*Information shown*
════════

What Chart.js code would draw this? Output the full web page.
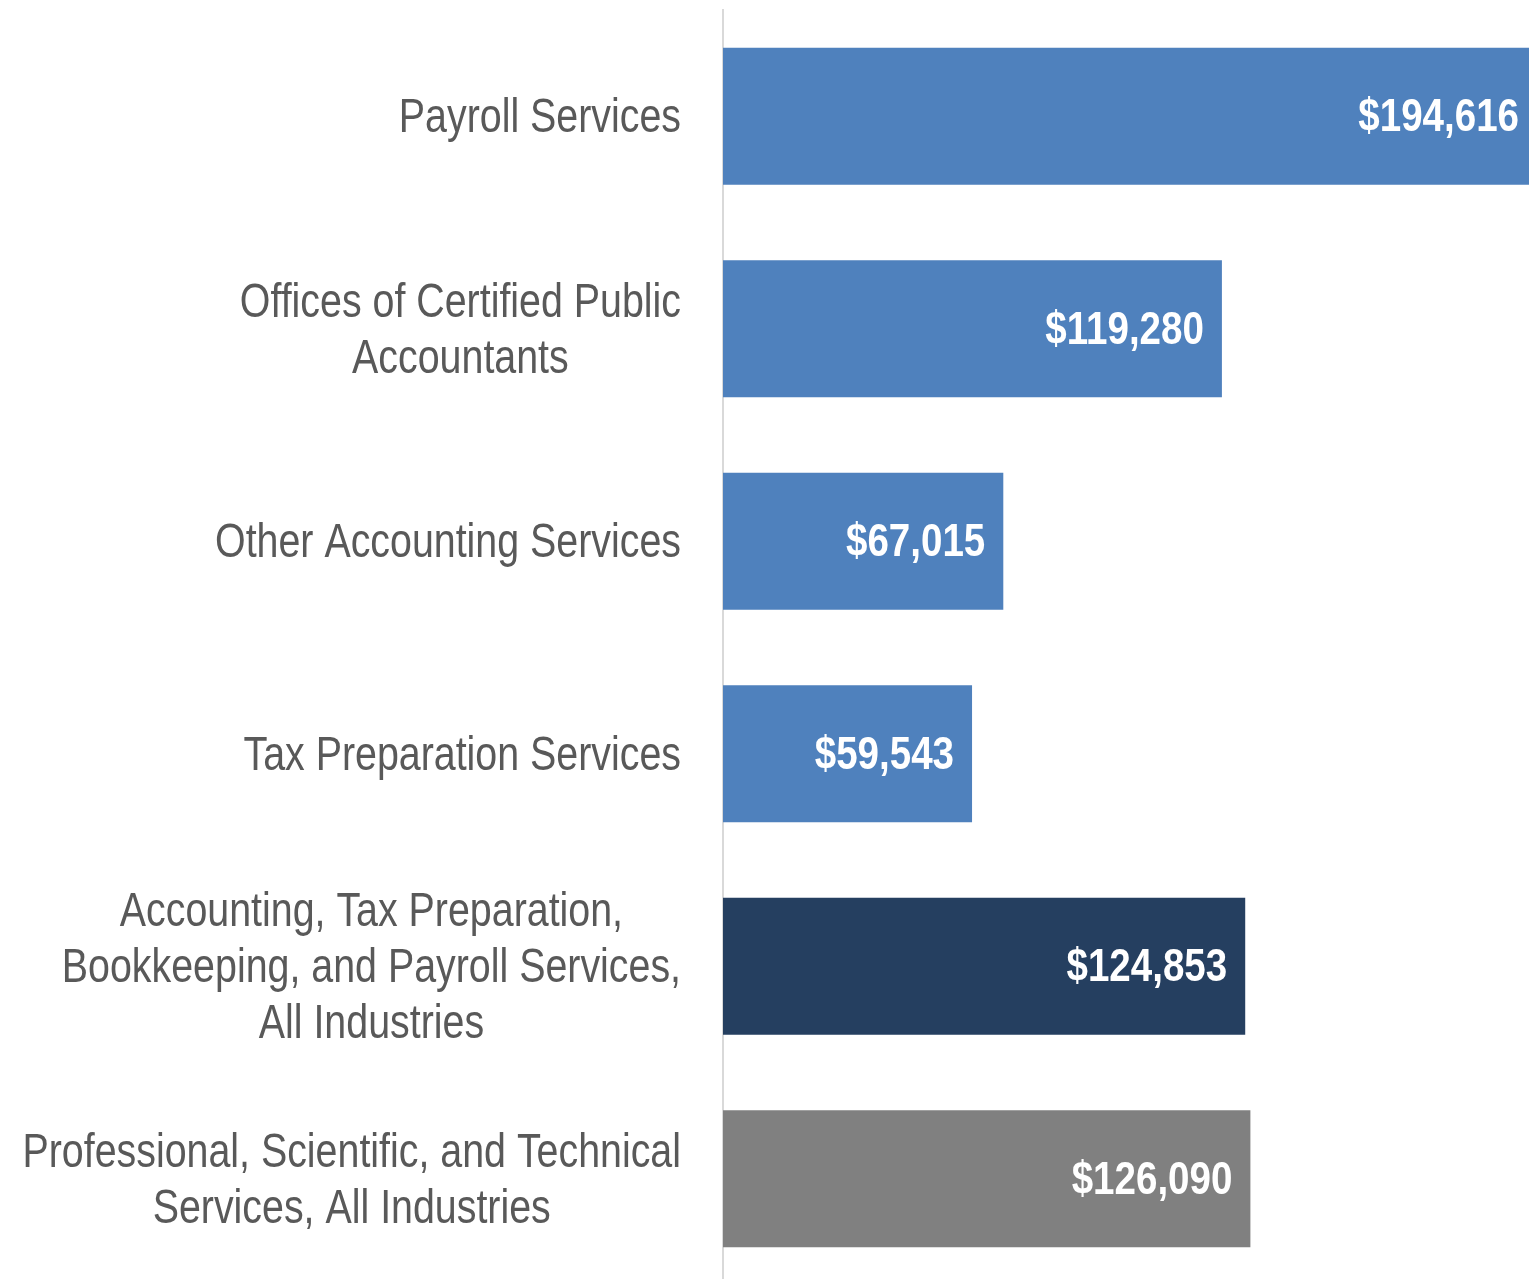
<!DOCTYPE html>
<html lang="en">
<head>
    <meta charset="UTF-8">
    <title>Average wages by industry</title>
    <script src="https://cdn.jsdelivr.net/npm/chart.js"></script>
    <style>
        html, body { margin: 0; padding: 0; background: #ffffff; overflow: hidden; }
        #wrap { width: 1529px; height: 1285px; position: relative; }
    </style>
</head>
<body>
    <div id="wrap"><canvas id="wageChart"></canvas></div>
    <script>
        // categories (each entry = lines of the label)
        var categories = [
            ['Payroll Services'],
            ['Offices of Certified Public', 'Accountants'],
            ['Other Accounting Services'],
            ['Tax Preparation Services'],
            ['Accounting, Tax Preparation,', 'Bookkeeping, and Payroll Services,', 'All Industries'],
            ['Professional, Scientific, and Technical', 'Services, All Industries']
        ];
        var wages = [194616, 119280, 67015, 59543, 124853, 126090];
        var barColors = ['#4F81BD', '#4F81BD', '#4F81BD', '#4F81BD', '#253F60', '#808080'];

        // no Arial Narrow here, so squeeze Liberation Sans horizontally
        var NARROW = 0.82;
        var labelFont = '48px "Liberation Sans", Arial, sans-serif';
        var valueFont = 'bold 47px "Liberation Sans", Arial, sans-serif';

        function money(v) {
            return '$' + v.toLocaleString('en-US');
        }

        function narrowText(ctx, text, x, y) {
            ctx.save();
            ctx.translate(x, y);
            ctx.scale(NARROW, 1);
            ctx.fillText(text, 0, 0);
            ctx.restore();
        }

        // category labels: block right-aligned to the axis, lines centered inside the block
        var categoryLabels = {
            id: 'categoryLabels',
            afterDraw: function(chart) {
                var ctx = chart.ctx;
                var yScale = chart.scales.y;
                ctx.save();
                ctx.font = labelFont;
                ctx.fillStyle = '#595959';
                ctx.textAlign = 'center';
                ctx.textBaseline = 'middle';
                categories.forEach(function(lines, i) {
                    var maxW = 0;
                    lines.forEach(function(l) { maxW = Math.max(maxW, ctx.measureText(l).width * NARROW); });
                    var right = chart.chartArea.left - 42;
                    var cx = right - maxW / 2;
                    var cy = yScale.getPixelForValue(i) + 3;
                    var lh = 56;
                    lines.forEach(function(l, k) {
                        narrowText(ctx, l, cx, cy - (lines.length - 1) * lh / 2 + k * lh);
                    });
                });
                ctx.restore();
            }
        };

        // value labels inside the bar end
        var valueLabels = {
            id: 'valueLabels',
            afterDatasetsDraw: function(chart) {
                var ctx = chart.ctx;
                var meta = chart.getDatasetMeta(0);
                ctx.save();
                ctx.font = valueFont;
                ctx.fillStyle = '#ffffff';
                ctx.textAlign = 'right';
                ctx.textBaseline = 'middle';
                meta.data.forEach(function(bar, i) {
                    narrowText(ctx, money(wages[i]), bar.x - 18, bar.y + 2);
                });
                ctx.restore();
            }
        };

        new Chart(document.getElementById('wageChart'), {
            type: 'bar',
            data: {
                labels: categories,
                datasets: [{
                    data: wages,
                    backgroundColor: barColors,
                    barPercentage: 0.8,
                    categoryPercentage: 0.806
                }]
            },
            options: {
                indexAxis: 'y',
                responsive: true,
                maintainAspectRatio: false,
                animation: false,
                layout: { padding: { top: 10, bottom: 0, left: 0, right: 0 } },
                plugins: {
                    legend: { display: false },
                    tooltip: { enabled: false }
                },
                scales: {
                    x: {
                        display: false,
                        min: 0,
                        max: 192700
                    },
                    y: {
                        ticks: { display: false },
                        grid: { display: false },
                        border: { display: true, color: '#D9D9D9', width: 2 },
                        afterFit: function(scale) { scale.width = 723; }
                    }
                }
            },
            plugins: [categoryLabels, valueLabels]
        });
    </script>
</body>
</html>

════════

Exclude the pictures, and transcribe all of the material exactly.

*Response for this exercise*
What Chart.js code would draw this? Output the full web page.
<!DOCTYPE html>
<html lang="en">
<head>
    <meta charset="UTF-8">
    <title>Average wages by industry</title>
    <script src="https://cdn.jsdelivr.net/npm/chart.js"></script>
    <style>
        html, body { margin: 0; padding: 0; background: #ffffff; overflow: hidden; }
        #wrap { width: 1529px; height: 1285px; position: relative; }
    </style>
</head>
<body>
    <div id="wrap"><canvas id="wageChart"></canvas></div>
    <script>
        // categories (each entry = lines of the label)
        var categories = [
            ['Payroll Services'],
            ['Offices of Certified Public', 'Accountants'],
            ['Other Accounting Services'],
            ['Tax Preparation Services'],
            ['Accounting, Tax Preparation,', 'Bookkeeping, and Payroll Services,', 'All Industries'],
            ['Professional, Scientific, and Technical', 'Services, All Industries']
        ];
        var wages = [194616, 119280, 67015, 59543, 124853, 126090];
        var barColors = ['#4F81BD', '#4F81BD', '#4F81BD', '#4F81BD', '#253F60', '#808080'];

        // no Arial Narrow here, so squeeze Liberation Sans horizontally
        var NARROW = 0.82;
        var labelFont = '48px "Liberation Sans", Arial, sans-serif';
        var valueFont = 'bold 47px "Liberation Sans", Arial, sans-serif';

        function money(v) {
            return '$' + v.toLocaleString('en-US');
        }

        function narrowText(ctx, text, x, y) {
            ctx.save();
            ctx.translate(x, y);
            ctx.scale(NARROW, 1);
            ctx.fillText(text, 0, 0);
            ctx.restore();
        }

        // category labels: block right-aligned to the axis, lines centered inside the block
        var categoryLabels = {
            id: 'categoryLabels',
            afterDraw: function(chart) {
                var ctx = chart.ctx;
                var yScale = chart.scales.y;
                ctx.save();
                ctx.font = labelFont;
                ctx.fillStyle = '#595959';
                ctx.textAlign = 'center';
                ctx.textBaseline = 'middle';
                categories.forEach(function(lines, i) {
                    var maxW = 0;
                    lines.forEach(function(l) { maxW = Math.max(maxW, ctx.measureText(l).width * NARROW); });
                    var right = chart.chartArea.left - 42;
                    var cx = right - maxW / 2;
                    var cy = yScale.getPixelForValue(i) + 3;
                    var lh = 56;
                    lines.forEach(function(l, k) {
                        narrowText(ctx, l, cx, cy - (lines.length - 1) * lh / 2 + k * lh);
                    });
                });
                ctx.restore();
            }
        };

        // value labels inside the bar end
        var valueLabels = {
            id: 'valueLabels',
            afterDatasetsDraw: function(chart) {
                var ctx = chart.ctx;
                var meta = chart.getDatasetMeta(0);
                ctx.save();
                ctx.font = valueFont;
                ctx.fillStyle = '#ffffff';
                ctx.textAlign = 'right';
                ctx.textBaseline = 'middle';
                meta.data.forEach(function(bar, i) {
                    narrowText(ctx, money(wages[i]), bar.x - 18, bar.y + 2);
                });
                ctx.restore();
            }
        };

        new Chart(document.getElementById('wageChart'), {
            type: 'bar',
            data: {
                labels: categories,
                datasets: [{
                    data: wages,
                    backgroundColor: barColors,
                    barPercentage: 0.8,
                    categoryPercentage: 0.806
                }]
            },
            options: {
                indexAxis: 'y',
                responsive: true,
                maintainAspectRatio: false,
                animation: false,
                layout: { padding: { top: 10, bottom: 0, left: 0, right: 0 } },
                plugins: {
                    legend: { display: false },
                    tooltip: { enabled: false }
                },
                scales: {
                    x: {
                        display: false,
                        min: 0,
                        max: 192700
                    },
                    y: {
                        ticks: { display: false },
                        grid: { display: false },
                        border: { display: true, color: '#D9D9D9', width: 2 },
                        afterFit: function(scale) { scale.width = 723; }
                    }
                }
            },
            plugins: [categoryLabels, valueLabels]
        });
    </script>
</body>
</html>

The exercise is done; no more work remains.